Begin with the first line of the listing and quote every line through the one containing "END = datetime(2014, 1, 1)"; give only those lines.
====== Material provided ======
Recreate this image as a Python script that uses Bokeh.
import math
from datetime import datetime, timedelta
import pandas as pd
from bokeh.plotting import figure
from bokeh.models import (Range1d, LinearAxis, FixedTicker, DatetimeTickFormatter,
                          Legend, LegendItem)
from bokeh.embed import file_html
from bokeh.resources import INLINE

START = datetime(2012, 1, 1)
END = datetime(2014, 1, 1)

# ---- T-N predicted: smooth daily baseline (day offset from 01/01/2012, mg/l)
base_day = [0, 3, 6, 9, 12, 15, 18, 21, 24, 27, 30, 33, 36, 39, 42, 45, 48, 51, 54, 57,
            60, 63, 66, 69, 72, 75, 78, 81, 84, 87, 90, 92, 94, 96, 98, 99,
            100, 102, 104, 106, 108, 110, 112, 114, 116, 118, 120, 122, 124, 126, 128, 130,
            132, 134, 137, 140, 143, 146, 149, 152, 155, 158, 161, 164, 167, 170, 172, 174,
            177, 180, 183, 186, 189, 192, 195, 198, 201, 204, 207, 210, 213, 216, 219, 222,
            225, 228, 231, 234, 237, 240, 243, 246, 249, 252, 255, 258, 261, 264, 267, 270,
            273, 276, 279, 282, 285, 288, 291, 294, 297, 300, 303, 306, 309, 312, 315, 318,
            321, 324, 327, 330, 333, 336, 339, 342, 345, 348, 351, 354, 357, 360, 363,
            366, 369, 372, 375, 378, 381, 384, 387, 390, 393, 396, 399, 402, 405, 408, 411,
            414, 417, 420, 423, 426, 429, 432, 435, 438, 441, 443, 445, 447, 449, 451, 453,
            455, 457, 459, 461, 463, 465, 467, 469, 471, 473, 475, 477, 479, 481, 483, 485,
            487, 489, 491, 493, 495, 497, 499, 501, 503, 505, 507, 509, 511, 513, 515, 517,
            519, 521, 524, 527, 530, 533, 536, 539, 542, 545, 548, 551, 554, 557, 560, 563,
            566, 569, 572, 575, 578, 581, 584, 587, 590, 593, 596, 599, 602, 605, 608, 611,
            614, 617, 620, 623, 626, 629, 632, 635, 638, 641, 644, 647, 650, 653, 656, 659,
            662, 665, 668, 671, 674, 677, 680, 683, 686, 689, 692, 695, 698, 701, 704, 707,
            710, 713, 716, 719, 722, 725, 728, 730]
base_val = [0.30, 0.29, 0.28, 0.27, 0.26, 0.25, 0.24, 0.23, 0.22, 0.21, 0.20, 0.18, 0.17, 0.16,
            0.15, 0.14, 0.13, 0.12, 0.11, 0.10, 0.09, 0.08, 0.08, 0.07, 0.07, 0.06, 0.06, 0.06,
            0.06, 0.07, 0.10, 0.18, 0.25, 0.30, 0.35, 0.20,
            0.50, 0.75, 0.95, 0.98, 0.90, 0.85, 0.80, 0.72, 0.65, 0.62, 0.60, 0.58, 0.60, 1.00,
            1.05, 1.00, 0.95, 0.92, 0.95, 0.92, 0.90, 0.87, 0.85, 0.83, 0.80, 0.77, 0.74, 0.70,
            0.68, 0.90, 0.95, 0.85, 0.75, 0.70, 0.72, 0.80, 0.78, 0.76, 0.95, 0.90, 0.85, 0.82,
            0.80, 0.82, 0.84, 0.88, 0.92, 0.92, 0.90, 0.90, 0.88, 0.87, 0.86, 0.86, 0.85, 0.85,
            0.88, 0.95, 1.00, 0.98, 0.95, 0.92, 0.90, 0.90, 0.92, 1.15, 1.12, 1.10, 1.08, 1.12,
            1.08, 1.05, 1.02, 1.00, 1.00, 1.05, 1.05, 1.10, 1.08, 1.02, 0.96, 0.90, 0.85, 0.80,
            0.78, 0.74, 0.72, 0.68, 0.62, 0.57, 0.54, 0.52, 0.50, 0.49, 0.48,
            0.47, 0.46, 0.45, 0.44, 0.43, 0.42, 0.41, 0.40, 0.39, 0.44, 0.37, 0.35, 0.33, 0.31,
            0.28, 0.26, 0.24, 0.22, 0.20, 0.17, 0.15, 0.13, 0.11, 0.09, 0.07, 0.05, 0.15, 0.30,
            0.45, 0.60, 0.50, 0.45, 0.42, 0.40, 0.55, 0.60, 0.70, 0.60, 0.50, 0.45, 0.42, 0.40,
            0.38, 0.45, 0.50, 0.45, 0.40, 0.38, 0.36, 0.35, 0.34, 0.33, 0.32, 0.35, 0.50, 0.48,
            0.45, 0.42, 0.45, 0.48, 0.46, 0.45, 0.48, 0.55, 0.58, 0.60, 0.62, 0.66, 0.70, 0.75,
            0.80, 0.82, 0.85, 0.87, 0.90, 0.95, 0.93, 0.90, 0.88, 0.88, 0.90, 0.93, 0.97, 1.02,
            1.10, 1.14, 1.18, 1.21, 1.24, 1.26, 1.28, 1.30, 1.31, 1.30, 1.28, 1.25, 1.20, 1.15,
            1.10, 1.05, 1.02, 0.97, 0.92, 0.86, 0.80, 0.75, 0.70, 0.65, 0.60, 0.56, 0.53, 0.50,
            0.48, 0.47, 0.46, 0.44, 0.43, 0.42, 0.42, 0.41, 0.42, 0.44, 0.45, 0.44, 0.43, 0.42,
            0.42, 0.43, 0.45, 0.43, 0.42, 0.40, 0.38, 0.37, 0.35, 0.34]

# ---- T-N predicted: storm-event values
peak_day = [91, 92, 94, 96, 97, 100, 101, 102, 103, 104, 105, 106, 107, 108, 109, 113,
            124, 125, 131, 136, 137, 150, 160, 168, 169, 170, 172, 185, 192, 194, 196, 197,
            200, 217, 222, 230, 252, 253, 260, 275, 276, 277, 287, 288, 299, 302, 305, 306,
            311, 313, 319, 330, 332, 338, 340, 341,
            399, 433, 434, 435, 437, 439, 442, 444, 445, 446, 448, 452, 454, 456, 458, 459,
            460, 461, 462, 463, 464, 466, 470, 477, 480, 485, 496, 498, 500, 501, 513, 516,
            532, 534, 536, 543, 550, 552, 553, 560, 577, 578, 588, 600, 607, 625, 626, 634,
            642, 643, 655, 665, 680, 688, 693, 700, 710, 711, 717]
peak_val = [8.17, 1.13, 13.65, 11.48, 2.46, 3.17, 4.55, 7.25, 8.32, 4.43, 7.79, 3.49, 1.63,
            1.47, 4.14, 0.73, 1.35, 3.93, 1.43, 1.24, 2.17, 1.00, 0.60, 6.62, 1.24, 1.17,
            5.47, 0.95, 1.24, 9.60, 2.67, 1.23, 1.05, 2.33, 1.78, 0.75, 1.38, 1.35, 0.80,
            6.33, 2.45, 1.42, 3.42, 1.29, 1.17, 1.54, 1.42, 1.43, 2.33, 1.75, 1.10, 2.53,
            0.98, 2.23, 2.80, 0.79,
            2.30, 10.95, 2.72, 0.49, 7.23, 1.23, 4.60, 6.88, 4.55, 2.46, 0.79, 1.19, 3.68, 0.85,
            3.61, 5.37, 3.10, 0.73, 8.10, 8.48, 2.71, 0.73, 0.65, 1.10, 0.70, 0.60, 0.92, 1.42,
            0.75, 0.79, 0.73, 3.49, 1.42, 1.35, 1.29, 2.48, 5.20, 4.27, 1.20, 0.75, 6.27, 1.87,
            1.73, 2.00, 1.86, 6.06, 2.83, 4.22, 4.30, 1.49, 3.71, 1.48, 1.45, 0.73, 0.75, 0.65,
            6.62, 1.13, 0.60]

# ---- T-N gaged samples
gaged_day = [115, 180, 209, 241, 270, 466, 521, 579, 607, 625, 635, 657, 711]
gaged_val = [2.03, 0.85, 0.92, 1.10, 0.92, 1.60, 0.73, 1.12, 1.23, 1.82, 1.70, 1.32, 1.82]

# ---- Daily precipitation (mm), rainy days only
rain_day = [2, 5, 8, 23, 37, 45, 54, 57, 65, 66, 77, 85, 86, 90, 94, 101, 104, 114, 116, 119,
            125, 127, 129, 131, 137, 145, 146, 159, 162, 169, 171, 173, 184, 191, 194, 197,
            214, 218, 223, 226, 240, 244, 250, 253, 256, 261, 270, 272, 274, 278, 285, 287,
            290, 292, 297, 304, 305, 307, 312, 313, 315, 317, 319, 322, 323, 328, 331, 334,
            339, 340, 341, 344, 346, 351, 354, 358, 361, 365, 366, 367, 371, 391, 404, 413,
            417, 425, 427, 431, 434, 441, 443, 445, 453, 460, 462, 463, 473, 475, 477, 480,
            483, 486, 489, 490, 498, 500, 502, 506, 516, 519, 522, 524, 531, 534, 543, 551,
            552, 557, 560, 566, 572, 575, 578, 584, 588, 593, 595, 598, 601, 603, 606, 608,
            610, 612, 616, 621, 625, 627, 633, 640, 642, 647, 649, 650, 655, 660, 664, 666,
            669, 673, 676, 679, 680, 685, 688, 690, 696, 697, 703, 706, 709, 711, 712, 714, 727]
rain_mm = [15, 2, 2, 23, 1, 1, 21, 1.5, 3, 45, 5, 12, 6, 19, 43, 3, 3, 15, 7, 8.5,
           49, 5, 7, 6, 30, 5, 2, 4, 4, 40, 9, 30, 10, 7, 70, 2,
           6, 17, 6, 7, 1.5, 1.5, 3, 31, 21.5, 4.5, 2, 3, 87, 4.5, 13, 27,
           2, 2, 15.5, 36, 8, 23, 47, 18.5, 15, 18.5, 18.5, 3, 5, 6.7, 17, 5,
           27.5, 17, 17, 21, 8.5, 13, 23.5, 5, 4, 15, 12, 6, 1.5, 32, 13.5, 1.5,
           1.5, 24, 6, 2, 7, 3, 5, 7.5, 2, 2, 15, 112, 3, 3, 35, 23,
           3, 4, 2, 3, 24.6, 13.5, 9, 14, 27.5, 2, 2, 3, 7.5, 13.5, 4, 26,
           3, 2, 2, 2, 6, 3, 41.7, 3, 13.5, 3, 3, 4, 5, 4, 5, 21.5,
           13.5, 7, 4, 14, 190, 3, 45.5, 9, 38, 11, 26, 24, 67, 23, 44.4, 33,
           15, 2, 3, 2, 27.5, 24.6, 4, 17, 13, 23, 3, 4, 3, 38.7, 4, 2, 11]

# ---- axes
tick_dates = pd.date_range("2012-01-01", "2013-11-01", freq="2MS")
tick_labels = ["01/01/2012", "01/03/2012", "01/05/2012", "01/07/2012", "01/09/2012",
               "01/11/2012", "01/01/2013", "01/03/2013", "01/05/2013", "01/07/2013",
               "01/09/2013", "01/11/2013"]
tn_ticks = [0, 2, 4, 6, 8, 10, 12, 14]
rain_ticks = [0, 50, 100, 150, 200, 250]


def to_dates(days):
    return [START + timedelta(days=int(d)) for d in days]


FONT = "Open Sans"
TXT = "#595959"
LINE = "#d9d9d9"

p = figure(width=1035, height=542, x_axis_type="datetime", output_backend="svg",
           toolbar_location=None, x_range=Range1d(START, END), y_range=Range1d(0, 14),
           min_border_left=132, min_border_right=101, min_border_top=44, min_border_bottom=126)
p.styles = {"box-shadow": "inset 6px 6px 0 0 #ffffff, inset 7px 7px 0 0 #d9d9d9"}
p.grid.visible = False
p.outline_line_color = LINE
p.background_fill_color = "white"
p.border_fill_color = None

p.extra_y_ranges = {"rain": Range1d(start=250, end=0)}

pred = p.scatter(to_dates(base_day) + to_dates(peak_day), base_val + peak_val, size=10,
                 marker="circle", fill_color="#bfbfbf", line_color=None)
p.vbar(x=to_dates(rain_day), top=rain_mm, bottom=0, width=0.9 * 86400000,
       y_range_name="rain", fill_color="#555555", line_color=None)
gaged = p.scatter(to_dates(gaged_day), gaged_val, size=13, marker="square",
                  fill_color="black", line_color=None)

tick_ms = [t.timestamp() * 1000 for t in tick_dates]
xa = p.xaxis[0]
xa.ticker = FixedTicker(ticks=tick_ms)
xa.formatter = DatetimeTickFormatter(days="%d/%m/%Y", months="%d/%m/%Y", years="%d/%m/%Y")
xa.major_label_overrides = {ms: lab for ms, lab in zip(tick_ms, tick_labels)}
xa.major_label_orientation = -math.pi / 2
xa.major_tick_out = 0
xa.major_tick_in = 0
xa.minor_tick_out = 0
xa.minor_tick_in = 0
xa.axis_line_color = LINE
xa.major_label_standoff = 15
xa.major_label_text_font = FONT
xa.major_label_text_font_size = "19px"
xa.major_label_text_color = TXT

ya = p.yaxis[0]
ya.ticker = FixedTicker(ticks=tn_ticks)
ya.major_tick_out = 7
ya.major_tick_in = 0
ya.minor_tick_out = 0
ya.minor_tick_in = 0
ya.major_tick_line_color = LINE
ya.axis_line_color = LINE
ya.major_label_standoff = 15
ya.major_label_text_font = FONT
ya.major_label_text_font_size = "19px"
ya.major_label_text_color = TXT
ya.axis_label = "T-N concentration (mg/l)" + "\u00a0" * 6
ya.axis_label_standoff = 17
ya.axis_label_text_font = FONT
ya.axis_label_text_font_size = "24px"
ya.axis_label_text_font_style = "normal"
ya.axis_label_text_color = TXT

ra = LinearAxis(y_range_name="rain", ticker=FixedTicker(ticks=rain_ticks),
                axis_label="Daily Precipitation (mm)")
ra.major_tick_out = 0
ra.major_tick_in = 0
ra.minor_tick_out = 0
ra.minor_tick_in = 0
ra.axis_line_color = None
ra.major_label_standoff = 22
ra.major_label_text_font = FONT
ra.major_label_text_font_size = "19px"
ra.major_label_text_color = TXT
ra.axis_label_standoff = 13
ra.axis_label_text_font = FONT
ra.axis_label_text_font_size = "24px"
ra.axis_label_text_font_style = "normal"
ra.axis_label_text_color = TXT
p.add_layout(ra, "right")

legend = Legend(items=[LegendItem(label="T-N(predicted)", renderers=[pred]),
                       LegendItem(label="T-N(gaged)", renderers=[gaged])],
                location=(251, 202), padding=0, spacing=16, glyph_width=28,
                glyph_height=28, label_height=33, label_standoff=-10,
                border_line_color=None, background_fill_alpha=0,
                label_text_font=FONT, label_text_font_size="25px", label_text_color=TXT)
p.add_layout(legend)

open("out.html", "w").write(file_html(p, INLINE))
======
*Response to this task*:
Recreate this image as a Python script that uses Bokeh.
import math
from datetime import datetime, timedelta
import pandas as pd
from bokeh.plotting import figure
from bokeh.models import (Range1d, LinearAxis, FixedTicker, DatetimeTickFormatter,
                          Legend, LegendItem)
from bokeh.embed import file_html
from bokeh.resources import INLINE

START = datetime(2012, 1, 1)
END = datetime(2014, 1, 1)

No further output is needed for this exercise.